Why Austin Needs To Ditch Traffic Impact Studies And Parking Requirements
Austin needs to toss parking requirements, end transportation impact studies and quantify the benefit of road projects if it intends to maintain its quality of life, according to a prominent national transportation planner.
Planner Jeff Tumlin was the keynote speaker this week at the Greater Austin Chamber of Commerce’s regional planning conference. In a looser and more direct conversation with millennials Monday night at a downtown bar, Tumlin emphasized the tension in Austin’s competing goals of equality — everyone gets the same thing — and equity — everyone has the same opportunity.

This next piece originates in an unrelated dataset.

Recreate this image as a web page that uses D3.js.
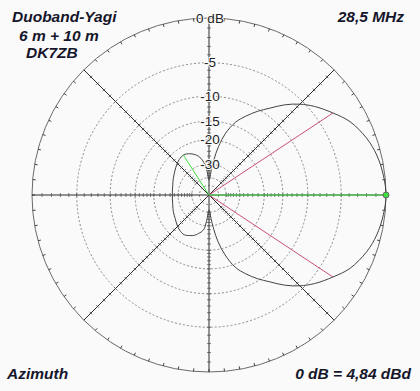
<!DOCTYPE html>
<html>
<head>
<meta charset="utf-8">
<script src="https://cdn.jsdelivr.net/npm/d3@7"></script>
<style>
  html, body { margin: 0; padding: 0; background: #fafafa; }
  svg { display: block; font-family: 'Liberation Sans', Arial, sans-serif; }
</style>
</head>
<body>
<div id="chart"></div>
<script>
// azimuth in degrees (0 = forward, to the right; positive = upper half), gain in dB
const azimuthDeg = [
  -165, -155, -145, -137, -130, -122, -115, -110, -105, -99, -96, -92, -90, -87, -85, -82, -79, -75,
  -70, -65, -60, -55, -50, -45, -40, -33.5, -27.5, -19.8, -13.4, -6.5,
  0, 6.5, 13.4, 19.8, 27.5, 33.5, 40, 45, 50, 55, 60, 65, 70, 75, 79, 82, 85, 87, 90, 92, 96, 100, 105, 110, 115,
  122, 130, 137, 145, 155, 165, 180
];
const gainDb = [
  -26.6, -25.8, -25.0, -24.0, -23.2, -22.8, -23.6, -24.3, -25.6, -27.6, -31.5, -40.0, -42.5, -39.8, -34.5, -27.8, -22.5, -18.0,
  -14.3, -12.2, -10.4, -8.8, -7.0, -5.5, -4.3, -3.0, -1.85, -0.94, -0.45, -0.15,
  0, -0.15, -0.45, -0.94, -1.85, -3.0, -4.3, -5.5, -7.0, -8.8, -10.4, -12.2, -14.2, -17.5, -22.0, -27.5, -34.0, -39.5, -42.5, -40.0, -32.0, -28.0, -25.5, -24.2, -23.3,
  -22.6, -23.0, -23.8, -24.8, -25.8, -26.6, -27.0
];

// -3 dB beam width markers and max / rear lobe markers
const halfPowerAz = [33.5, -33.5];
const halfPowerDb = [-3, -3];
const markerAz = [0, 122.7];
const markerDb = [0, -22.6];

// grid
const ringLevels = [0, -5, -10, -15, -20, -30, -40, -50];
const ringLabels = ['0 dB', '-5', '-10', '-15', '-20', '-30'];
const spokeDeg = [0, 45, 90, 135, 180, 225, 270, 315];

const titleLines = ['Duoband-Yagi', '6 m + 10 m', 'DK7ZB'];
const freqLabel = '28,5 MHz';
const planeLabel = 'Azimuth';
const refLabel = '0 dB = 4,84 dBd';

const width = 420;
const height = 391;
const cx = 209;
const cy = 195;
const R = 177;

const svg = d3.select('#chart').append('svg')
  .attr('width', width)
  .attr('height', height);

svg.append('rect')
  .attr('width', width)
  .attr('height', height)
  .attr('fill', '#fafafa');

// ARRL log-periodic scale: radius shrinks by 0.89 every 2 dB  ->  r ~ power^0.2531
const rPow = d3.scalePow().exponent(0.2531).domain([0, 1]).range([0, R]);
const r = (db) => rPow(Math.pow(10, db / 10));
const toRad = (deg) => (90 - deg) * Math.PI / 180; // d3 radial: clockwise from 12 o'clock

const g = svg.append('g').attr('transform', `translate(${cx},${cy})`);

// dashed rings
g.selectAll('circle.ring')
  .data(ringLevels.slice(1))
  .enter()
  .append('circle')
  .attr('class', 'ring')
  .attr('r', (d) => r(d))
  .attr('fill', 'none')
  .attr('stroke', '#8a8a8a')
  .attr('stroke-dasharray', '2,2');

// outer ring
g.append('circle')
  .attr('r', R)
  .attr('fill', 'none')
  .attr('stroke', '#6a6a6a');

// outer ring ticks every 5 degrees
g.selectAll('line.otick')
  .data(d3.range(0, 360, 5))
  .enter()
  .append('line')
  .attr('x1', (d) => Math.cos(d * Math.PI / 180) * R)
  .attr('y1', (d) => -Math.sin(d * Math.PI / 180) * R)
  .attr('x2', (d) => Math.cos(d * Math.PI / 180) * (R - 3))
  .attr('y2', (d) => -Math.sin(d * Math.PI / 180) * (R - 3))
  .attr('stroke', '#444');

// spokes
g.selectAll('line.spoke')
  .data(spokeDeg)
  .enter()
  .append('line')
  .attr('x1', 0)
  .attr('y1', 0)
  .attr('x2', (d) => Math.cos(d * Math.PI / 180) * R)
  .attr('y2', (d) => -Math.sin(d * Math.PI / 180) * R)
  .attr('stroke', '#2a2a2a');

// cross ticks on spokes, every dB down to -20, then every 2 dB
const spokeTicks = d3.range(-1, -20, -1).concat(d3.range(-20, -41, -2));
spokeDeg.forEach((deg) => {
  const a = deg * Math.PI / 180;
  const ux = Math.cos(a), uy = -Math.sin(a);
  g.append('g').selectAll('line')
    .data(spokeTicks)
    .enter()
    .append('line')
    .attr('x1', (d) => ux * r(d) - uy * 1.8)
    .attr('y1', (d) => uy * r(d) + ux * 1.8)
    .attr('x2', (d) => ux * r(d) + uy * 1.8)
    .attr('y2', (d) => uy * r(d) - ux * 1.8)
    .attr('stroke', '#555')
    .attr('stroke-width', 0.9);
});

// pattern
const pattern = azimuthDeg.map((a, i) => [toRad(a), r(gainDb[i])]);
g.append('path')
  .datum(pattern)
  .attr('d', d3.lineRadial().curve(d3.curveCatmullRomClosed.alpha(0.5)))
  .attr('fill', 'none')
  .attr('stroke', '#444');

// -3 dB lines
g.selectAll('line.hp')
  .data(halfPowerAz)
  .enter()
  .append('line')
  .attr('x1', 0)
  .attr('y1', 0)
  .attr('x2', (d, i) => Math.cos(d * Math.PI / 180) * r(halfPowerDb[i]))
  .attr('y2', (d, i) => -Math.sin(d * Math.PI / 180) * r(halfPowerDb[i]))
  .attr('stroke', '#c8507a');

// max / rear lobe lines
g.selectAll('line.mk')
  .data(markerAz)
  .enter()
  .append('line')
  .attr('x1', 0)
  .attr('y1', 0)
  .attr('x2', (d, i) => Math.cos(d * Math.PI / 180) * r(markerDb[i]))
  .attr('y2', (d, i) => -Math.sin(d * Math.PI / 180) * r(markerDb[i]))
  .attr('stroke', '#3ee03e');

g.append('circle')
  .attr('cx', Math.cos(markerAz[0] * Math.PI / 180) * r(markerDb[0]))
  .attr('cy', -Math.sin(markerAz[0] * Math.PI / 180) * r(markerDb[0]))
  .attr('r', 3)
  .attr('fill', '#3ee03e')
  .attr('stroke', '#666');

// ring labels
g.selectAll('text.rl')
  .data(ringLabels)
  .enter()
  .append('text')
  .attr('x', 1)
  .attr('y', (d, i) => -r(ringLevels[i]) + 4.5)
  .attr('text-anchor', 'middle')
  .attr('font-size', 13.5)
  .attr('fill', '#222')
  .attr('stroke', '#fafafa')
  .attr('stroke-width', 2)
  .attr('paint-order', 'stroke')
  .text((d) => d);

// corner texts
const corner = svg.append('g')
  .attr('font-size', 15.5)
  .attr('font-weight', 'bold')
  .attr('font-style', 'italic')
  .attr('fill', '#16162a');

corner.selectAll('text.title')
  .data(titleLines)
  .enter()
  .append('text')
  .attr('x', (d, i) => [12, 19, 26][i])
  .attr('y', (d, i) => [22, 40.5, 57.5][i])
  .text((d) => d);

corner.append('text').attr('x', 404).attr('y', 22.3).attr('text-anchor', 'end').text(freqLabel);
corner.append('text').attr('x', 7).attr('y', 379).text(planeLabel);
corner.append('text').attr('x', 411).attr('y', 379).attr('text-anchor', 'end').text(refLabel);
</script>
</body>
</html>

“Austin, like Oakland, is on the cusp,” said Tumlin, who spent nine months at the helm of Oakland’s transportation department last year. “The decisions you make over the next two years will shape this city for the next 70 years. There’s a lot that is coming together for success, but in order for you to take advantage of it, you have to really be clear about what Austin’s values are.”
The value in Oakland was equity, Tumlin said. So Oakland’s transportation department defined it, quantified it, aligned its work plan to it and then passed a $350M bond issue to support it. Every project and task is now quantified by performance metrics and measured against the goal of creating an equitable city, he said.
“I would argue that transportation planning is a branch of economics rather than a branch of civil engineering. It’s about creating land value,” Tumlin said. “When you open up Interstate 35 through the core of the city, you increase the value of land in Georgetown and decrease it through the urban core.”
Tumlin was referring to the announcement of new plans to address Interstate 35. A new vision for the crosstown freeway, unveiled by Sen. Kirk Watson at the chamber’s regional forum, would remove the upper deck, depress the lanes through Central Austin underground, and add two toll lanes in each direction between Round Rock and Buda. The total price tag on the project is set at $8.1B.
Such a project has both benefits and costs, Tumlin said. “The next question you need to ask is, what happens at the surface level when that happens? What happens to East Austin, and to what degree are our infrastructure investments creating value and to what degree are they creating the potential for gentrification and displacement?”
Road construction is one place where elected leaders turn into socialistic Communists, Tumlin said. Leaders can easily question the value and return on a costly transit project, but they rarely question or quantify the value and cost of a multibillion-dollar road project, Tumlin said.
"They never ask the value, it's like government manna from heaven, this thing like air," Tumlin said. "We never have anyone ask the reason why, to want to know what we're getting for this investment."
Austin talks a lot about equity. It ought to be talking more about equality, Tumlin said. Like Oakland, Austin has had a diverse population, but also a history of redlining and discrimination that is pushing historic communities of color out of the inner city and into the suburbs.
“Equity and equality are at odds with each other. These are two very different concepts,” Tumlin said. “If you start with a population that is unequal and simply add equality to an unequal base, all it does is perpetuate the underlying inequality. The disparity gap widens.”
If equity is a goal, Austin needs to take a number of steps in its city transportation planning. In Oakland, all minimal parking requirements were tossed, citywide. Level-of-service reviews — known as transportation impact analysis, or TIA, in Austin — were tossed. That unlocked millions of square feet of sustainable development across Oakland.
"You have to frame it in the right way," Tumlin said. "We have an overreliance on the traffic congestion problem. We focus on vehicle delays instead of person delays, and focusing on the vehicle delays only exacerbates the traffic congestion problem it's intended to solve."
Traffic impact studies focus on the least efficient mode of transportation and high trip counts, he said. That sort of strategy chokes the opportunities to prioritize goals like walking, biking or taking a bus. By quantifying goals, and then meeting, those goals, planning becomes predictable.
"And, at the bottom line, it builds trust," Tumlin said. "You look at what is an economic investment and look at its social return, its environmental return, its quality-of-life return. People want to know what they're getting for their investment."